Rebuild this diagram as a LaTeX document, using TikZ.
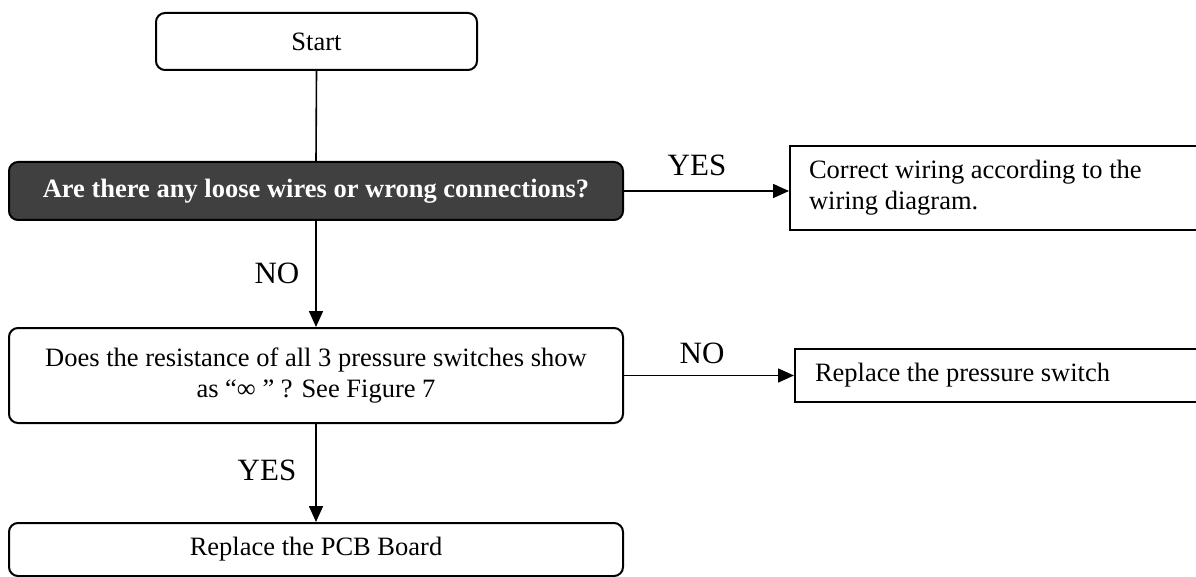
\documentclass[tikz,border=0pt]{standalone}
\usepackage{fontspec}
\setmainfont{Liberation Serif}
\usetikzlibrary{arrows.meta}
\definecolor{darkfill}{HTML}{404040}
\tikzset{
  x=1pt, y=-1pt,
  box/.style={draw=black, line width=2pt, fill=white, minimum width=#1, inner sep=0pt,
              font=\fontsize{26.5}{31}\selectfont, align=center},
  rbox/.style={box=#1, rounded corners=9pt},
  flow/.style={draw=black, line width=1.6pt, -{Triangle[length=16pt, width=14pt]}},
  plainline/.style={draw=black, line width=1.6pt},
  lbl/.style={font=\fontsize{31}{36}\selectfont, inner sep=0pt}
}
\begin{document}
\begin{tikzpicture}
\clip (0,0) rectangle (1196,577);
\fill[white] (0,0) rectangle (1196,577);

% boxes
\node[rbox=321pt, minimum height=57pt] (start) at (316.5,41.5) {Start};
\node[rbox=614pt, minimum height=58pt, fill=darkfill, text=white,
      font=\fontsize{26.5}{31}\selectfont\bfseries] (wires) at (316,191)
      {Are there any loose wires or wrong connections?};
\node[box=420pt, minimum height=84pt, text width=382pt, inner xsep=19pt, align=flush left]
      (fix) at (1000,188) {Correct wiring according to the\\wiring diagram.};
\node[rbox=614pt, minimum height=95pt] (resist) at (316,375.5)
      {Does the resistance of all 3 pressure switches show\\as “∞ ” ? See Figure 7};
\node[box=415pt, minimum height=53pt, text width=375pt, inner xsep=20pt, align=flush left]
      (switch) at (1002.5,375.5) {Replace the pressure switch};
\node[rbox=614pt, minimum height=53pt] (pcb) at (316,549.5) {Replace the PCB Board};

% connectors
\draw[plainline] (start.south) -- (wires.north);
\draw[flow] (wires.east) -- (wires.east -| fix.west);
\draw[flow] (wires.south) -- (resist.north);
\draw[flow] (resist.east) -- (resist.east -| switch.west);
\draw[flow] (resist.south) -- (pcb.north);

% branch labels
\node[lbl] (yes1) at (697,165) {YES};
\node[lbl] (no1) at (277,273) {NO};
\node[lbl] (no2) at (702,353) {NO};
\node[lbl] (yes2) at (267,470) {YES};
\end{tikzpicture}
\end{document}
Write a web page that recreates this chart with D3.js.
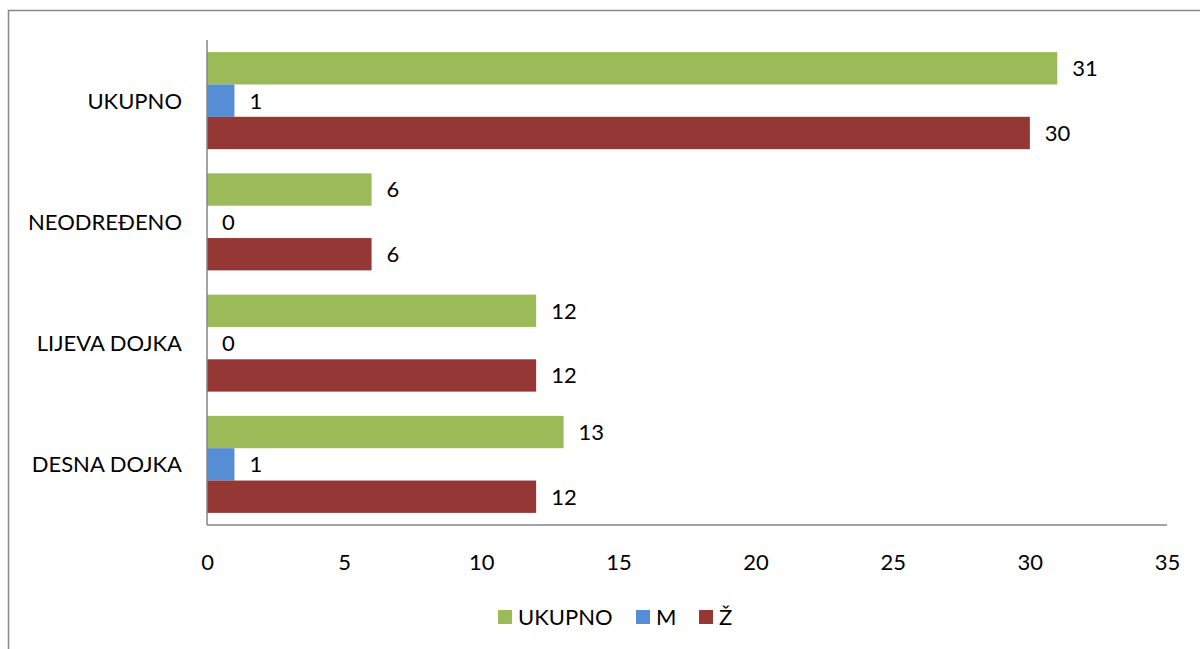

### [What you will do]
From the data above, copy each line where the string "this" appears.

### [Exercise result]
Rebuild this diagram as a LaTeX document, using TikZ.
Write a web page that recreates this chart with D3.js.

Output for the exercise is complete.